If there is no significant change of the major factor internally, externally, I think probably we will go with this run rate of October for the November and December, probably the delinquency ratio will continue to slightly increase a little bit and also the credit cost.
[Operator Instructions] Now we'll have the next one, Gurpreet Sahi, Goldman Sachs.
Sharon and team, follow-up. So let's say, China experience seems to have now been worse than what we would have anticipated. So when we are underwriting new loans, and we still have like whatever, not loans, the portfolio growth. On the new leases -- so like we have 4% Y-o-Y growth. So in the new leases, are we taking into account this experience of credit cost and trying to incorporate it in the spread for future? Or we are still happy with where things are on the yield side?

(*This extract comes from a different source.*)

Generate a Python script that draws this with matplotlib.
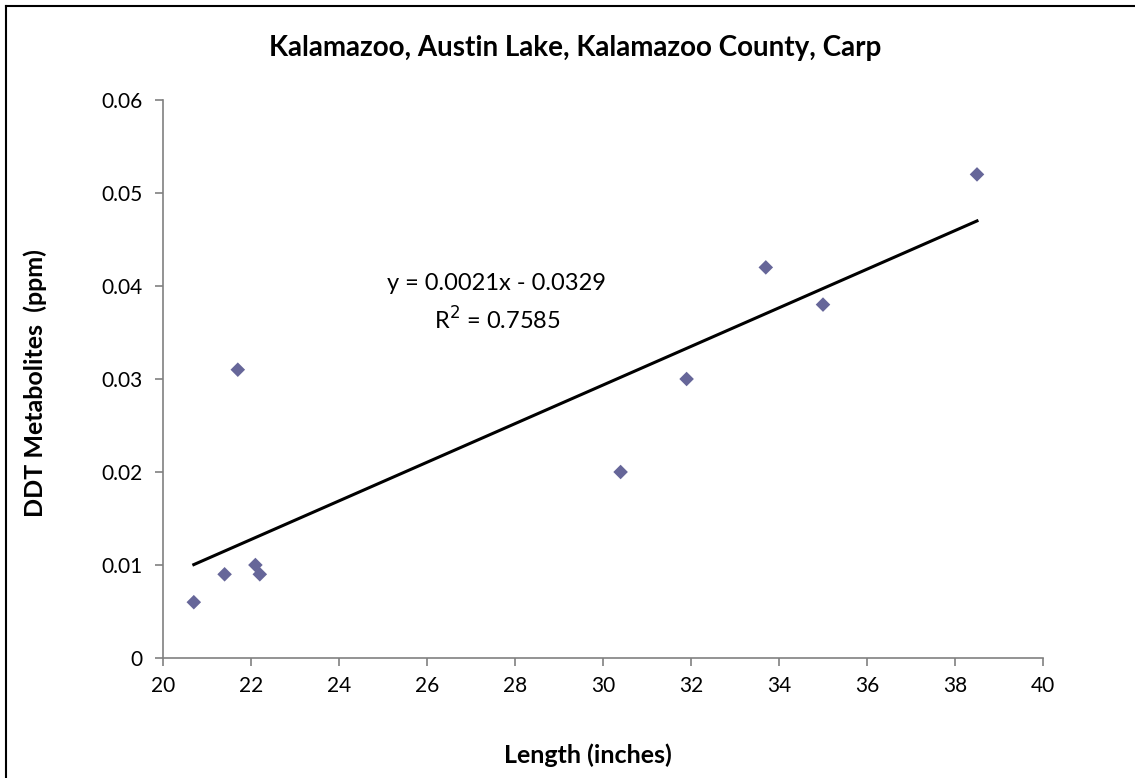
import numpy as np
import matplotlib
matplotlib.use("Agg")
import matplotlib.pyplot as plt
from matplotlib.lines import Line2D

plt.rcParams["font.family"] = ["Lato", "DejaVu Sans"]

# ============================================================
# DATA
# ============================================================

length_in = [20.7, 21.4, 21.7, 22.1, 22.2, 30.4, 31.9, 33.7, 35.0, 38.5]
ddt_ppm = [0.006, 0.009, 0.031, 0.010, 0.009, 0.020, 0.030, 0.042, 0.038, 0.052]

x_ticks = [20, 22, 24, 26, 28, 30, 32, 34, 36, 38, 40]
y_ticks = [0, 0.01, 0.02, 0.03, 0.04, 0.05, 0.06]
y_tick_labels = ["0", "0.01", "0.02", "0.03", "0.04", "0.05", "0.06"]

title = "Kalamazoo, Austin Lake, Kalamazoo County, Carp"
eq_text = "y = 0.0021x - 0.0329"
r2_text = "R$^2$ = 0.7585"

# ============================================================
# PLOT
# ============================================================

W, H = 1135, 778
fig = plt.figure(figsize=(W / 100, H / 100), dpi=100)
ax = fig.add_axes([163 / W, 1 - 658 / H, 880 / W, 558 / H])

x = np.array(length_in)
y = np.array(ddt_ppm)
slope, intercept = np.polyfit(x, y, 1)
xs = np.array([x.min(), x.max()])
ax.plot(xs, slope * xs + intercept, color="black", linewidth=2.2, zorder=2)

ax.scatter(x, y, marker="D", s=55, color="#666699", edgecolors="none", zorder=3)

ax.set_xlim(20, 40)
ax.set_ylim(0, 0.06)
ax.set_xticks(x_ticks)
ax.set_yticks(y_ticks)
ax.set_yticklabels(y_tick_labels)

for side in ["top", "right"]:
    ax.spines[side].set_visible(False)
for side in ["left", "bottom"]:
    ax.spines[side].set_color("#808080")
    ax.spines[side].set_linewidth(1.2)

ax.tick_params(axis="both", direction="out", length=6, width=1.2,
               color="#808080", labelsize=15)
ax.tick_params(axis="y", pad=9)
ax.tick_params(axis="x", pad=7)

ax.set_xlabel("Length (inches)", fontsize=18, fontweight="bold")
ax.xaxis.set_label_coords((588 - 163) / 880, (658 - 755) / 558)
ax.xaxis.label.set_va("center")

ax.set_ylabel("DDT Metabolites  (ppm)", fontsize=18, fontweight="bold")
ax.yaxis.set_label_coords((35 - 163) / 880, (658 - 383) / 558)
ax.yaxis.label.set_va("center")

fig.text(575 / W, 1 - 48 / H, title, fontsize=20, fontweight="bold",
         ha="center", va="center")

ax.text(497 / W, 1 - 283 / H, eq_text, transform=fig.transFigure, fontsize=17,
        ha="center", va="center")
ax.text(497 / W, 1 - 320 / H, r2_text, transform=fig.transFigure, fontsize=17,
        ha="center", va="center")

# outer chart frame (only top/left edges fall inside the image)
fig.add_artist(Line2D([6 / W, 6 / W], [0, 1 - 6 / H], color="black",
                      linewidth=1.5, transform=fig.transFigure))
fig.add_artist(Line2D([6 / W, 1], [1 - 6 / H, 1 - 6 / H], color="black",
                      linewidth=1.5, transform=fig.transFigure))

fig.savefig("out.png", dpi=100)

So far, I think management still want to execute our existing credit policy and maintain the same spread target which is, as you can see, we still want to maintain around 10% of the spread, which is the all-in price kind of spread. And -- but in the recent years, I think we have a slightly change of the mix between fee and the interest part. But we didn't change our pricing actually. Just try to slow down the growth try to mitigate or try to control our credit risk exposure. And so, so far, that's still our -- we will continue to execute the same credit standard.
Okay. And then another one on China is like the Central Bank has been cutting and I do remember last month, there was some cut in the policy rates. So our cost of funds for the fourth quarter should continue to decline by more than what it did this quarter in China?
Yes. I think we will reflect the reduce of the LPR further in the fourth quarter.
Okay. That means the spread can be better in China, right, for the fourth quarter.
Yes.
[Operator Instructions] Okay. Vic, there are currently no questions at the point.
Jason, please end the call. Thanks.
Yes, of course. Thank you. And ladies and gentlemen, we thank you for your participation in Chailease conference. You may now disconnect. Thank you, and goodbye.